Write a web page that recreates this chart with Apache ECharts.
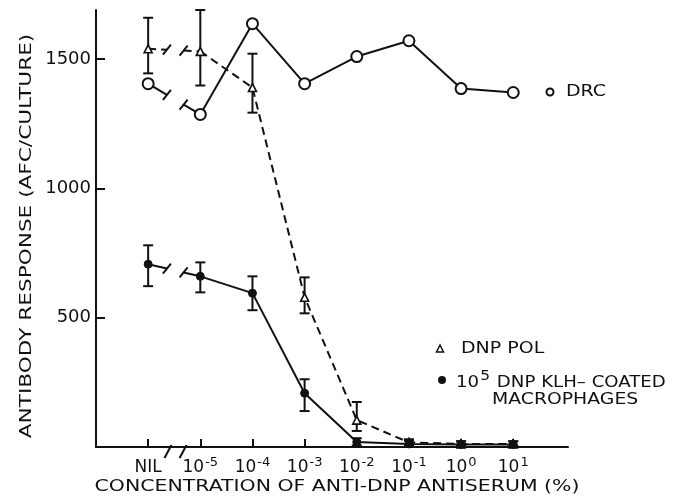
<!DOCTYPE html>
<html>
<head>
<meta charset="utf-8">
<script src="https://cdn.jsdelivr.net/npm/echarts@6/dist/echarts.min.js"></script>
<style>html,body{margin:0;padding:0;background:#fff;}#c{width:688px;height:502px;}</style>
</head>
<body>
<div id="c"></div>
<script>
// Category positions (index along x axis) and tick labels
var xPos = [0, 1, 2, 3, 4, 5, 6, 7];
var xBase = ['NIL', '10', '10', '10', '10', '10', '10', '10'];
var xExp = ['', '-5', '-4', '-3', '-2', '-1', '0', '1'];
var yTicks = [500, 1000, 1500];

// DRC (open circles)
var drc = [1405, 1286, 1637, 1405, 1510, 1571, 1386, 1371];

// DNP POL (open triangles, dashed) with error limits
var pol = [1540, 1530, 1390, 579, 104, 18, 12, 12];
var polLow = [1445, 1398, 1293, 517, 62, 5, 4, 4];
var polHigh = [1660, 1690, 1521, 656, 174, 30, 22, 22];

// 10^5 DNP KLH-coated macrophages (filled circles) with error limits
var mac = [707, 660, 595, 208, 19, 12, 10, 10];
var macLow = [622, 598, 529, 139, 6, 2, 2, 2];
var macHigh = [780, 714, 660, 262, 34, 24, 22, 22];

var FONT = 'DejaVu Sans';
var INK = '#111';

function pairs(vals) {
  var out = [[xPos[0], vals[0]], [0.5, '-']];
  for (var i = 1; i < vals.length; i++) out.push([xPos[i], vals[i]]);
  return out;
}
function errData(low, high) {
  return xPos.map(function (x, i) { return [x, low[i], high[i]]; });
}

var chart = echarts.init(document.getElementById('c'), null, {renderer: 'canvas'});

function errRender(params, api) {
  var x = api.value(0);
  var p1 = api.coord([x, api.value(1)]);
  var p2 = api.coord([x, api.value(2)]);
  var w = 5;
  var st = {stroke: INK, lineWidth: 2};
  return {
    type: 'group',
    children: [
      {type: 'line', shape: {x1: p1[0], y1: p1[1], x2: p2[0], y2: p2[1]}, style: st},
      {type: 'line', shape: {x1: p1[0] - w, y1: p1[1], x2: p1[0] + w, y2: p1[1]}, style: st},
      {type: 'line', shape: {x1: p2[0] - w, y1: p2[1], x2: p2[0] + w, y2: p2[1]}, style: st}
    ]
  };
}

var breakSets = [drc, pol, mac];
var breakDash = [null, [8, 5], null];

function slash(x, y, st) {
  return {type: 'line', shape: {x1: x - 4, y1: y + 5, x2: x + 4, y2: y - 5}, style: st};
}

function breakRender(params, api) {
  var idx = params.dataIndex;
  var children = [];
  if (idx < 3) {
    var v = breakSets[idx];
    var a = api.coord([xPos[0], v[0]]);
    var b = api.coord([xPos[1], v[1]]);
    var f1 = 0.36, f2 = 0.68;
    var m1 = [a[0] + (b[0] - a[0]) * f1, a[1] + (b[1] - a[1]) * f1];
    var m2 = [a[0] + (b[0] - a[0]) * f2, a[1] + (b[1] - a[1]) * f2];
    var ls = {stroke: INK, lineWidth: 2};
    if (breakDash[idx]) ls.lineDash = breakDash[idx];
    var ss = {stroke: INK, lineWidth: 2};
    children.push({type: 'line', shape: {x1: a[0], y1: a[1], x2: m1[0], y2: m1[1]}, style: ls});
    children.push({type: 'line', shape: {x1: m2[0], y1: m2[1], x2: b[0], y2: b[1]}, style: ls});
    children.push(slash(m1[0], m1[1], ss));
    children.push(slash(m2[0], m2[1], ss));
  } else {
    var o = api.coord([xPos[0], 0]);
    var q = api.coord([xPos[1], 0]);
    var s1 = o[0] + (q[0] - o[0]) * 0.38;
    var s2 = o[0] + (q[0] - o[0]) * 0.67;
    var st = {stroke: INK, lineWidth: 2};
    children.push({type: 'line', shape: {x1: s1 - 3.5, y1: o[1] + 11, x2: s1 + 3.5, y2: o[1] - 2}, style: st});
    children.push({type: 'line', shape: {x1: s2 - 3.5, y1: o[1] + 11, x2: s2 + 3.5, y2: o[1] - 2}, style: st});
  }
  return {type: 'group', children: children};
}

function txt(x, y, s, sx, extra) {
  var style = {text: s, x: 0, y: 0, fill: INK, font: '16.5px "DejaVu Sans"', textAlign: 'left', textVerticalAlign: 'middle'};
  if (extra) for (var k in extra) style[k] = extra[k];
  return {type: 'text', x: x, y: y, scaleX: sx, style: style, z: 10};
}

var option = {
  backgroundColor: '#fff',
  animation: false,
  grid: {left: 96, right: 120, top: 10, bottom: 55, containLabel: false},
  xAxis: {
    type: 'value', min: -1, max: 8.05, interval: 1,
    axisLine: {show: true, onZero: false, lineStyle: {color: INK, width: 2}},
    axisTick: {show: true, inside: true, length: 8, lineStyle: {color: INK, width: 2}, customValues: xPos},
    splitLine: {show: false},
    axisLabel: {
      customValues: xPos, margin: 9, color: INK,
      formatter: function (val) {
        var i = xPos.indexOf(val);
        if (i < 0) return '';
        if (!xExp[i]) return '{b|' + xBase[i] + '}';
        return '{b|' + xBase[i] + '}{s|' + xExp[i] + '}';
      },
      rich: {
        b: {fontFamily: FONT, fontSize: 17, color: INK, verticalAlign: 'bottom', lineHeight: 20},
        s: {fontFamily: FONT, fontSize: 13, color: INK, verticalAlign: 'top', lineHeight: 20, padding: [0, 0, 8, 1]}
      }
    }
  },
  yAxis: {
    type: 'value', min: 0, max: 1690, interval: 500,
    axisLine: {show: true, onZero: false, lineStyle: {color: INK, width: 2}},
    axisTick: {show: true, inside: true, length: 9, lineStyle: {color: INK, width: 2}, customValues: yTicks},
    splitLine: {show: false},
    axisLabel: {customValues: yTicks, margin: 5, color: INK, fontFamily: FONT, fontSize: 18,
      formatter: function (v) { return String(v); }}
  },
  series: [
    {
      name: 'DRC', type: 'line', data: pairs(drc), connectNulls: false,
      symbol: 'circle', symbolSize: 11, showSymbol: true,
      lineStyle: {color: INK, width: 2},
      itemStyle: {color: '#fff', borderColor: INK, borderWidth: 2},
      z: 3
    },
    {
      name: 'DNP POL', type: 'line', data: pairs(pol), connectNulls: false,
      symbol: 'triangle', symbolSize: 8,
      lineStyle: {color: INK, width: 2, type: [8, 5]},
      itemStyle: {color: '#fff', borderColor: INK, borderWidth: 1.6},
      z: 4
    },
    {
      name: 'MAC', type: 'line', data: pairs(mac), connectNulls: false,
      symbol: 'circle', symbolSize: 8,
      lineStyle: {color: INK, width: 2},
      itemStyle: {color: INK, borderColor: INK, borderWidth: 1},
      z: 4
    },
    {type: 'custom', renderItem: errRender, data: errData(polLow, polHigh), encode: {x: 0, y: [1, 2]}, z: 2, silent: true},
    {type: 'custom', renderItem: errRender, data: errData(macLow, macHigh), encode: {x: 0, y: [1, 2]}, z: 2, silent: true},
    {type: 'custom', renderItem: breakRender, data: [[0, 0], [0, 0], [0, 0], [0, 0]], encode: {x: 0, y: 1}, z: 2, silent: true, clip: false}
  ],
  graphic: [
    // axis titles
    txt(337, 487, 'CONCENTRATION OF ANTI-DNP ANTISERUM (%)', 1.24, {textAlign: 'center'}),
    {type: 'text', x: 27, y: 236, rotation: Math.PI / 2, scaleX: 1.31,
      style: {text: 'ANTIBODY RESPONSE (AFC/CULTURE)', x: 0, y: 0, fill: INK, font: '16.5px "DejaVu Sans"', textAlign: 'center', textVerticalAlign: 'middle'}},
    // annotations / legend
    {type: 'circle', shape: {cx: 550, cy: 92, r: 3.5}, style: {fill: '#fff', stroke: INK, lineWidth: 2}},
    txt(566, 92, 'DRC', 1.15),
    {type: 'polygon', shape: {points: [[440, 345], [436.5, 352], [443.5, 352]]}, style: {fill: '#fff', stroke: INK, lineWidth: 1.5}},
    txt(461, 349, 'DNP POL', 1.15),
    {type: 'circle', shape: {cx: 442, cy: 380, r: 4}, style: {fill: INK}},
    {type: 'text', x: 456, y: 380, scaleX: 1.1, z: 10, style: {
      text: '{b|10}{s|5}{b| DNP KLH– COATED}', x: 0, y: 0, textAlign: 'left', textVerticalAlign: 'middle',
      rich: {
        b: {fontFamily: FONT, fontSize: 16.5, fill: INK, verticalAlign: 'bottom', lineHeight: 22},
        s: {fontFamily: FONT, fontSize: 14, fill: INK, verticalAlign: 'top', lineHeight: 22, padding: [0, 1, 6, 1]}
      }
    }},
    txt(492, 400, 'MACROPHAGES', 1.14)
  ]
};
chart.setOption(option);
</script>
</body>
</html>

◆ **TO DO**:
Restate the data word for word from its first line through the line with "var INK = '#111';", leaving out any picture along the way.

◆ **FINAL RESULT**:
Write a web page that recreates this chart with Apache ECharts.
<!DOCTYPE html>
<html>
<head>
<meta charset="utf-8">
<script src="https://cdn.jsdelivr.net/npm/echarts@6/dist/echarts.min.js"></script>
<style>html,body{margin:0;padding:0;background:#fff;}#c{width:688px;height:502px;}</style>
</head>
<body>
<div id="c"></div>
<script>
// Category positions (index along x axis) and tick labels
var xPos = [0, 1, 2, 3, 4, 5, 6, 7];
var xBase = ['NIL', '10', '10', '10', '10', '10', '10', '10'];
var xExp = ['', '-5', '-4', '-3', '-2', '-1', '0', '1'];
var yTicks = [500, 1000, 1500];

// DRC (open circles)
var drc = [1405, 1286, 1637, 1405, 1510, 1571, 1386, 1371];

// DNP POL (open triangles, dashed) with error limits
var pol = [1540, 1530, 1390, 579, 104, 18, 12, 12];
var polLow = [1445, 1398, 1293, 517, 62, 5, 4, 4];
var polHigh = [1660, 1690, 1521, 656, 174, 30, 22, 22];

// 10^5 DNP KLH-coated macrophages (filled circles) with error limits
var mac = [707, 660, 595, 208, 19, 12, 10, 10];
var macLow = [622, 598, 529, 139, 6, 2, 2, 2];
var macHigh = [780, 714, 660, 262, 34, 24, 22, 22];

var FONT = 'DejaVu Sans';
var INK = '#111';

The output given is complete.